Dans ces deux arrêts, la cour de cassation rappelle que la présomption d’innocence demeure la règle en matière d’accusation, et que le doute bénéficie toujours à l’accusé, qu’il s’agisse de crimes et délits au pénal, ou de fautes au civil. Le salarié reste innocent, jusqu’à ce qu’une preuve de culpabilité soit établie, par une preuve d’expert, tel un rapport d’expertise judiciaire, ou par preuve témoin, quand les témoignages sont unanimes et précis.
Sachant que les preuves ne sont pas évaluées de la même façon selon qu’il s’agisse d’un tribunal social ou un tribunal correctionnel, le même comportement risque d’être qualifié différemment selon le tribunal en question.
Il est donc légitime de s’interroger sur l’hypothèse où un accusé est acquitté pénalement, pourra-t-il être sanctionné civilement pour les mêmes faits ? C’est précisément le point de lumière apporté par la cour de cassation dans l’arrêt N°758/2011 rendu en date du 02/06/2011 dans le dossier N°96/5/1/2010 qui a précisé ce qui suit : « Le fait d’envoyer des messages téléphoniques sexuels, indécents et contraires à l’ordre public est considéré comme un harcèlement sexuel exercé par le salarié sur une collègue de travail, ce comportement constitue une faute grave selon le code du travail, et justifie son licenciement.
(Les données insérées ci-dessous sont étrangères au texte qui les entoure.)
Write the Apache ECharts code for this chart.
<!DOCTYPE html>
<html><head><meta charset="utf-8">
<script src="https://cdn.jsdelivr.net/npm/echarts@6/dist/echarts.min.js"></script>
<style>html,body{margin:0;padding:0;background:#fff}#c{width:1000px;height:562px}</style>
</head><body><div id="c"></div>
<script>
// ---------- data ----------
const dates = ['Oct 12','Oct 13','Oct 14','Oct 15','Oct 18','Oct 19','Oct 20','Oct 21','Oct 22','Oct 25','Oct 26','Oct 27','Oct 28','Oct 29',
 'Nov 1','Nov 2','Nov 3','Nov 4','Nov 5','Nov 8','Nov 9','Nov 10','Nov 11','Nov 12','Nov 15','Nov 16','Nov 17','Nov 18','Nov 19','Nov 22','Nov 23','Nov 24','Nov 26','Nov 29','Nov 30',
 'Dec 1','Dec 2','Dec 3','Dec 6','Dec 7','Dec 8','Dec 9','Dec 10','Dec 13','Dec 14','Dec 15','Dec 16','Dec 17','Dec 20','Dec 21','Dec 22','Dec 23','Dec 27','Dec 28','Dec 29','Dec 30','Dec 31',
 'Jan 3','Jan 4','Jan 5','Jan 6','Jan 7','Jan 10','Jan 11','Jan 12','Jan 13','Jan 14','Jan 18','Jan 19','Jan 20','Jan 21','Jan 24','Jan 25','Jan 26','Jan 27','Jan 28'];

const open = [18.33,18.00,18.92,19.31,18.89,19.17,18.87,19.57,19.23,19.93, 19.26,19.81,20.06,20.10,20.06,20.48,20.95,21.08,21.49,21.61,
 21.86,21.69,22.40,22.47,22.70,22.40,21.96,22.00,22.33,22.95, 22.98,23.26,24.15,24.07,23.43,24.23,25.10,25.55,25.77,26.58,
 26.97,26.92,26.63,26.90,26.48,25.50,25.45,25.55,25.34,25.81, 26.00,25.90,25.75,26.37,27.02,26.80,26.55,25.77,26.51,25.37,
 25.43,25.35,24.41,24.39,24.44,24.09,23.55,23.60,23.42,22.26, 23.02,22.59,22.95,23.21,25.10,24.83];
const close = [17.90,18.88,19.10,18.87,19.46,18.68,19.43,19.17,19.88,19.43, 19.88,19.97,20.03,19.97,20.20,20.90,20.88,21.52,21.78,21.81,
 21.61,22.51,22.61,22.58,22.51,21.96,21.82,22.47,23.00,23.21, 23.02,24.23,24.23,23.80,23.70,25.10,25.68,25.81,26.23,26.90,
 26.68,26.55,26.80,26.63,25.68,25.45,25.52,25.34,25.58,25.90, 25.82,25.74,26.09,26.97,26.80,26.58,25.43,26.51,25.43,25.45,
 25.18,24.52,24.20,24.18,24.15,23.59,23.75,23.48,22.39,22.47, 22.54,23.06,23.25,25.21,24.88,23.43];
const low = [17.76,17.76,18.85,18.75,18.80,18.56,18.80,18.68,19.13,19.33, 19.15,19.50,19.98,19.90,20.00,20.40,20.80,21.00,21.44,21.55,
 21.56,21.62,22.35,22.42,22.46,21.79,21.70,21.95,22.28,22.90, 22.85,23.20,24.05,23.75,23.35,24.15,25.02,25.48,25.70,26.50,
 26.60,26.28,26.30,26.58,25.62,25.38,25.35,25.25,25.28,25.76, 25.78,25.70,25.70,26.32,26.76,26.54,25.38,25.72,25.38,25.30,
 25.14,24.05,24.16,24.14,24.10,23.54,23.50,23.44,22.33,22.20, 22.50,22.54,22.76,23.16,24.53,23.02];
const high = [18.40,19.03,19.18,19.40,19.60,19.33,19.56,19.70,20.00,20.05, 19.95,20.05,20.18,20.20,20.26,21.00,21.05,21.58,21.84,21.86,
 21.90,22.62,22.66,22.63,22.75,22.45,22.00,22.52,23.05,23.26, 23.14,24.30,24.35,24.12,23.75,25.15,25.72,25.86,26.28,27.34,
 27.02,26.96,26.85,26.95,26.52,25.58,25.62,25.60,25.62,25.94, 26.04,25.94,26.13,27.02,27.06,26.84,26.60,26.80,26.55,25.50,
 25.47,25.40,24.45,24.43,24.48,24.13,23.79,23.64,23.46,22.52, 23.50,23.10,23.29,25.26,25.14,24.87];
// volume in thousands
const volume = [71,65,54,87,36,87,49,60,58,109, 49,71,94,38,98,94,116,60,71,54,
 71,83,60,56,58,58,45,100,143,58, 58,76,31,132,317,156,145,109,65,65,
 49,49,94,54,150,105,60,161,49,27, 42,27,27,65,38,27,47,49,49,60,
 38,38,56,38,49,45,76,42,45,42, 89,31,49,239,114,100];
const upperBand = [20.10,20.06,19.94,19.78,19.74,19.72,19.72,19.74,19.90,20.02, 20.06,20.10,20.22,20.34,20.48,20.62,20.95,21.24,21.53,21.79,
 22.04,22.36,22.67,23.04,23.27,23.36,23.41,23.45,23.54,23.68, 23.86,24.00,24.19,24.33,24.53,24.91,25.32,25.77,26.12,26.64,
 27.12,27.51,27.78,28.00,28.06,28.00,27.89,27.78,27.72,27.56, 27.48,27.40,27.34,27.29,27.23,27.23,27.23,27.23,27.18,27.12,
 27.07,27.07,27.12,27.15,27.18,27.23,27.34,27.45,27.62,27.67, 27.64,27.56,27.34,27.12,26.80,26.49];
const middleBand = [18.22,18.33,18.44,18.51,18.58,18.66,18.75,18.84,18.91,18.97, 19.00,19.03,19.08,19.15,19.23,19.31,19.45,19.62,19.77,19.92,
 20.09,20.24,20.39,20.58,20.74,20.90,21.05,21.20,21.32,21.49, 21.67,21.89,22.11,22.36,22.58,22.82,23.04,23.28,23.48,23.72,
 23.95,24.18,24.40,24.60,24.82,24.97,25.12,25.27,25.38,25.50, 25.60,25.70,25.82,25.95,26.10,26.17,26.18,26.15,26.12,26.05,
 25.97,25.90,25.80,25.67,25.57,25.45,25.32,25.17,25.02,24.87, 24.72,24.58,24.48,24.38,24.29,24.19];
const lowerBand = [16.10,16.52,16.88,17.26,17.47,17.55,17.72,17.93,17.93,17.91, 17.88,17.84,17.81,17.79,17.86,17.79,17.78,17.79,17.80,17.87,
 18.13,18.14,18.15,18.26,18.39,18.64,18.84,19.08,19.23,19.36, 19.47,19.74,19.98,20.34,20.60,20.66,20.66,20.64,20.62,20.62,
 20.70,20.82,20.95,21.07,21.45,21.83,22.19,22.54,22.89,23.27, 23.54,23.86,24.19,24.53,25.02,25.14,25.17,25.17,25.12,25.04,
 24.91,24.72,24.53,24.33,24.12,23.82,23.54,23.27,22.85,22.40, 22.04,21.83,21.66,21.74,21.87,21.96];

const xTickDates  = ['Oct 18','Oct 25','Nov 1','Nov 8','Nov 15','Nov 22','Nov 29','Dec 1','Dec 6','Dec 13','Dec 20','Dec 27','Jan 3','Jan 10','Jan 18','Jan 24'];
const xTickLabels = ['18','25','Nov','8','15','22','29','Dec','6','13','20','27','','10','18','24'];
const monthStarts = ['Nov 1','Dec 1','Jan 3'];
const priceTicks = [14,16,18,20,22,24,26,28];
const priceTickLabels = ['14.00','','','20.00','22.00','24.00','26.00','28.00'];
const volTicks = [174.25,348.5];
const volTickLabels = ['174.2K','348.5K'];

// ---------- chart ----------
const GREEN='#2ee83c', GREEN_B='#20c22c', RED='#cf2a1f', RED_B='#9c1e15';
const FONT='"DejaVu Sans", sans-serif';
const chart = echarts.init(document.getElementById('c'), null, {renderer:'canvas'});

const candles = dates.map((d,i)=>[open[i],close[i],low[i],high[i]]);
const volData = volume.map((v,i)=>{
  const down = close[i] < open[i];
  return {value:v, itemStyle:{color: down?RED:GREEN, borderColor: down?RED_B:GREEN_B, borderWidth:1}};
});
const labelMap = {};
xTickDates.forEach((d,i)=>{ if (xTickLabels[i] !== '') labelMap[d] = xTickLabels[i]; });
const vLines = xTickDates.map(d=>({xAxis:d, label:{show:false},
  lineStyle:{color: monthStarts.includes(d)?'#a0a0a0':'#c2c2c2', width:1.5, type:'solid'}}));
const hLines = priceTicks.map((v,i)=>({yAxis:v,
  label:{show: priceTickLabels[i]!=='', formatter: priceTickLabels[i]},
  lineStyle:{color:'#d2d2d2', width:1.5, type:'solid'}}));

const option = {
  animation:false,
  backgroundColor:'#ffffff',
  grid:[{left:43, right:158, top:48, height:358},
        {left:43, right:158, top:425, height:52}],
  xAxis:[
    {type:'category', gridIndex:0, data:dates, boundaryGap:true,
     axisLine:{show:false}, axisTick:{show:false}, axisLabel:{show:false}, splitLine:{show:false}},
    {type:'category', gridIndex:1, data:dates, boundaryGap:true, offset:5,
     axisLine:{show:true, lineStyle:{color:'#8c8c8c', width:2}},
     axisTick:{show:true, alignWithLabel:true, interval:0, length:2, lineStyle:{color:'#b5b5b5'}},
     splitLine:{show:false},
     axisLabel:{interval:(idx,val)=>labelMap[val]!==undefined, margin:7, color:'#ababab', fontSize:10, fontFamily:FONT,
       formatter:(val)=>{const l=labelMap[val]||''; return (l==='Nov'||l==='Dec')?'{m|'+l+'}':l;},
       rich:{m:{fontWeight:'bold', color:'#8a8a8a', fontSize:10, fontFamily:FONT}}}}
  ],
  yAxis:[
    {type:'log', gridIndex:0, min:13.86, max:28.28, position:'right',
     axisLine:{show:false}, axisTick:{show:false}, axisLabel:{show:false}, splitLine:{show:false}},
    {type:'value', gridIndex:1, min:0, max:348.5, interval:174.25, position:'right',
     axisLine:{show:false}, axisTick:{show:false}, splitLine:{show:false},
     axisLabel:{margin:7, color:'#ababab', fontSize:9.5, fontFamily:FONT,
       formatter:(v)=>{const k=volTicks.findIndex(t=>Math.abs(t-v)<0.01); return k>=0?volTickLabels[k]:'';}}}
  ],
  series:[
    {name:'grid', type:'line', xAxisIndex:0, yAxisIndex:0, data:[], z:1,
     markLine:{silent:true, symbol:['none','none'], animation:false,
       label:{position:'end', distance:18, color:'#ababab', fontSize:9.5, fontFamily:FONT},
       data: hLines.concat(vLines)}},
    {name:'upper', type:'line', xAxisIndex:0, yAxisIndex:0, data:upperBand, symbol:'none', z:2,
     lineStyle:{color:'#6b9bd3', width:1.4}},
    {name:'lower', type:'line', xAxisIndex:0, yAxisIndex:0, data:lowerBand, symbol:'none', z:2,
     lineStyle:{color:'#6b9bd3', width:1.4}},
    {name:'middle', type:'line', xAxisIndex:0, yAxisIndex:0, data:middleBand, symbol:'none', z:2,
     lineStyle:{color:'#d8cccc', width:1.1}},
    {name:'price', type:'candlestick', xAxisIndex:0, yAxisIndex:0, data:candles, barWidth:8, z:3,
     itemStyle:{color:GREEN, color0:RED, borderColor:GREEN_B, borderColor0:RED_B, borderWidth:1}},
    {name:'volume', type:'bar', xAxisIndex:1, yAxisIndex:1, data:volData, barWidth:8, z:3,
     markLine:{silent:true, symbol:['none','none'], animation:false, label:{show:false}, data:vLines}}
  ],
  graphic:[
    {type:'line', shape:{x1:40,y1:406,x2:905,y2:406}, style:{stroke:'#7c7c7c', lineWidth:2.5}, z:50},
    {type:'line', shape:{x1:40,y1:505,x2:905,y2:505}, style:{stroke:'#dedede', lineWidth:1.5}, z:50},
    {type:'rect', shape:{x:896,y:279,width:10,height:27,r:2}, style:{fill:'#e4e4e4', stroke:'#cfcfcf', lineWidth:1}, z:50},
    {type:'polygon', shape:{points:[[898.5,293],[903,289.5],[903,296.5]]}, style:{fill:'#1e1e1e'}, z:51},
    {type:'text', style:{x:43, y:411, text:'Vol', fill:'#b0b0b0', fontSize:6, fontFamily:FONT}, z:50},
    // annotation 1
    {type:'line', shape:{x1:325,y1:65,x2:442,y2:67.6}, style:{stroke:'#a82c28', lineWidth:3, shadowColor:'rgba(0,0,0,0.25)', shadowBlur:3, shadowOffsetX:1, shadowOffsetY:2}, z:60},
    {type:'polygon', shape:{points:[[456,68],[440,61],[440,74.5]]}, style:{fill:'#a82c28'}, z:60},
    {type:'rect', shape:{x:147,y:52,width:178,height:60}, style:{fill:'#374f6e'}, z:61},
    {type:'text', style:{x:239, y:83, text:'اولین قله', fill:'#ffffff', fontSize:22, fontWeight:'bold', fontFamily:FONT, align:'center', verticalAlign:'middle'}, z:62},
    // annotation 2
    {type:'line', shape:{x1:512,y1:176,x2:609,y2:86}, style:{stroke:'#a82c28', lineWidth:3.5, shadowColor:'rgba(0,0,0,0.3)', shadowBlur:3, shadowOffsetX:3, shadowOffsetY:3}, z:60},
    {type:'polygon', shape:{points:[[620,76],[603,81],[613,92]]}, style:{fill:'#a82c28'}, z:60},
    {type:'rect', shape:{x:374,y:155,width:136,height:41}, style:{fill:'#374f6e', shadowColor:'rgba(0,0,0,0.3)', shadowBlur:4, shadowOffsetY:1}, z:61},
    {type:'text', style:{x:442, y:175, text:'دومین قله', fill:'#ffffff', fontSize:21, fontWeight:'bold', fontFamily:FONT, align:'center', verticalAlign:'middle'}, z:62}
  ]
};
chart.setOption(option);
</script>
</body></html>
Le fait qu’il ait été innocenté, du délit d’incitation à la débauche ne fait pas obstacle à l’employeur pour prouver la faute grave du salarié, laquelle peut être prouvée par tous les moyens de preuve, y compris les témoignages. »
Il faut dire que la charge de la preuve diffère selon un barème, allant de la plus légère, qui est « la répondérance des probabilités » qui est une charge de preuve usuellement appliquée en matière civile, qui incombera à l’employeur d’apporter afin de justifier le licenciement du salarié pour faute grave, il lui suffira donc de prouver la faute grave selon une prépondérance de probabilité.
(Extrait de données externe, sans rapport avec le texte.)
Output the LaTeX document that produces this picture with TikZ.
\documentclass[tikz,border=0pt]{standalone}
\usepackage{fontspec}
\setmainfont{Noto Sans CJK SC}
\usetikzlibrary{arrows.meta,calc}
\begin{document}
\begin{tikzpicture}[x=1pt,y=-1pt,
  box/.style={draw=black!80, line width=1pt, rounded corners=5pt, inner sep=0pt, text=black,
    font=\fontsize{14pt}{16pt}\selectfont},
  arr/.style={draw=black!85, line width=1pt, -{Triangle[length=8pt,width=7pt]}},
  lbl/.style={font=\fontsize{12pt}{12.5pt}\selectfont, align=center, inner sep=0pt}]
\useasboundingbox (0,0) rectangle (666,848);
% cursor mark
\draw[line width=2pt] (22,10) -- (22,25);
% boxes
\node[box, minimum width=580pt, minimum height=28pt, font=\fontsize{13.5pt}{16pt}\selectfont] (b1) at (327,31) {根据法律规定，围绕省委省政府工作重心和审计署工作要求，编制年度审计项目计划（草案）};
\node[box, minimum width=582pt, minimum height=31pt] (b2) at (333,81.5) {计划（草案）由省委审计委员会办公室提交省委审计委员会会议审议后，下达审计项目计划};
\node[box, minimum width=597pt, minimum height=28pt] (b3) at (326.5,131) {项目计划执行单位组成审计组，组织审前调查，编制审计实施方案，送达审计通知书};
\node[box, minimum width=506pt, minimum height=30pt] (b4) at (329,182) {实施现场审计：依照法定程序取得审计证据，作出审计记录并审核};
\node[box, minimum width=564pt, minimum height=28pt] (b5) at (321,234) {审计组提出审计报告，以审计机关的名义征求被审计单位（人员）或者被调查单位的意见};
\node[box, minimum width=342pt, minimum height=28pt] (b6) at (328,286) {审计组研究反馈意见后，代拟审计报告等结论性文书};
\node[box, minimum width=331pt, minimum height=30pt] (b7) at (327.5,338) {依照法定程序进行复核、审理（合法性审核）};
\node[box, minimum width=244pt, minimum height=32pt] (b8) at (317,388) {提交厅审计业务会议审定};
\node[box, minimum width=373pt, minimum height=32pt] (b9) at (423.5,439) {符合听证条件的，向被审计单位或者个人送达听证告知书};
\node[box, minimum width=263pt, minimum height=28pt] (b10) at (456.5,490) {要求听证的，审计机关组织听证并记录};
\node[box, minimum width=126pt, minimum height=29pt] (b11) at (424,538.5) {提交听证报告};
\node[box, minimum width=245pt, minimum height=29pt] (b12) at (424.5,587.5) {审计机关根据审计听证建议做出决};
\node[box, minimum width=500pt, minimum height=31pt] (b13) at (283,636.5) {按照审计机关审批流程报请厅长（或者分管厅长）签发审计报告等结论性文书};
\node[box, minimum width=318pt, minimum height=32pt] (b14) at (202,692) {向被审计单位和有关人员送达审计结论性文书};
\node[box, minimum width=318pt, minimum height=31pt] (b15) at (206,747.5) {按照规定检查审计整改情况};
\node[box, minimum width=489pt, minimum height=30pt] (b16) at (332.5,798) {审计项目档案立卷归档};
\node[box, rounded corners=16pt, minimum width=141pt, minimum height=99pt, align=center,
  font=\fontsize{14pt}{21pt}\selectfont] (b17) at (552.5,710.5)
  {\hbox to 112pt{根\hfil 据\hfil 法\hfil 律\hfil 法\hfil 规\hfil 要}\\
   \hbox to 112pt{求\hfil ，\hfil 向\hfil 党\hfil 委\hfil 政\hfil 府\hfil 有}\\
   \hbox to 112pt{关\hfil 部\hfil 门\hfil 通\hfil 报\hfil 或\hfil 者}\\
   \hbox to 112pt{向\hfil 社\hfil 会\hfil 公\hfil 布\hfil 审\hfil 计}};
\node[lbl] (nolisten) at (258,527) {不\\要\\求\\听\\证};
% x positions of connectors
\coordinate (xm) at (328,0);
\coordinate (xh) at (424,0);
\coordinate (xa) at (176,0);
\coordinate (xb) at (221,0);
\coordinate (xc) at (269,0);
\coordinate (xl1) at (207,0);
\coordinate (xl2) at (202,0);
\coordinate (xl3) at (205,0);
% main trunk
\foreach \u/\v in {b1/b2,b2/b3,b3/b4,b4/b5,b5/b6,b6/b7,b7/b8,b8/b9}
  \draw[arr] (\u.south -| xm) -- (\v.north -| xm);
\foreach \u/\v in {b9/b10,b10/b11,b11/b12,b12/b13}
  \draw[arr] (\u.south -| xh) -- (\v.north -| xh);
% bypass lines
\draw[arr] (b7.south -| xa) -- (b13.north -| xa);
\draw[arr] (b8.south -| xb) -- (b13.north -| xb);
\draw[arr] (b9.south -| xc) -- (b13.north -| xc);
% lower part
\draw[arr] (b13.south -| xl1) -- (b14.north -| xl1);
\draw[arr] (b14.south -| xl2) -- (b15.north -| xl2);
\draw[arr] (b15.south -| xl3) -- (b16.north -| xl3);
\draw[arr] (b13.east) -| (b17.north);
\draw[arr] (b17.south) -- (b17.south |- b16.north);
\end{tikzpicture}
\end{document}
Or, le principe applicable en matière pénale n’est pas le même car il incombe au procureur de sa majesté, d’apporter une preuve beaucoup plus exigeante, car la charge de la preuve est beaucoup plus élevée dans le barème, plus lourde, plus complète, car il est exigé une preuve de responsabilité ou une preuve de culpabilité qui est « sans nul doute raisonnable ». Autrement dit, une preuve avec laquelle ne persiste plus aucun doute raisonnable sur la culpabilité de l’accusé, avant que son dossier ne soit déféré devant un tribunal pénal pour le jugement.
C’est la raison pour laquelle il peut arriver qu’une personne soit innocentée pénalement, mais sanctionnée civilement sur les mêmes faits, et pour les mêmes raisons, pour la toute simple raison que la charge de la preuve exigée diffère entre le pénal et le civil. C’est précisément ce qui caractérise cette série de comportements prohibés qui ont à la fois un volet civil et un autre pénal, tel l’harcèlement sexuel, l’insulte grave, le vol, l’abus de confiance et bien d’autres.
Finalement, il faut rappeler que « La moralité ne peut être légiférée, mais le comportement peut être réglementé. Les lois ne peuvent pas changer les cœurs, mais peuvent retenir les sans-cœurs », Martin Luther King.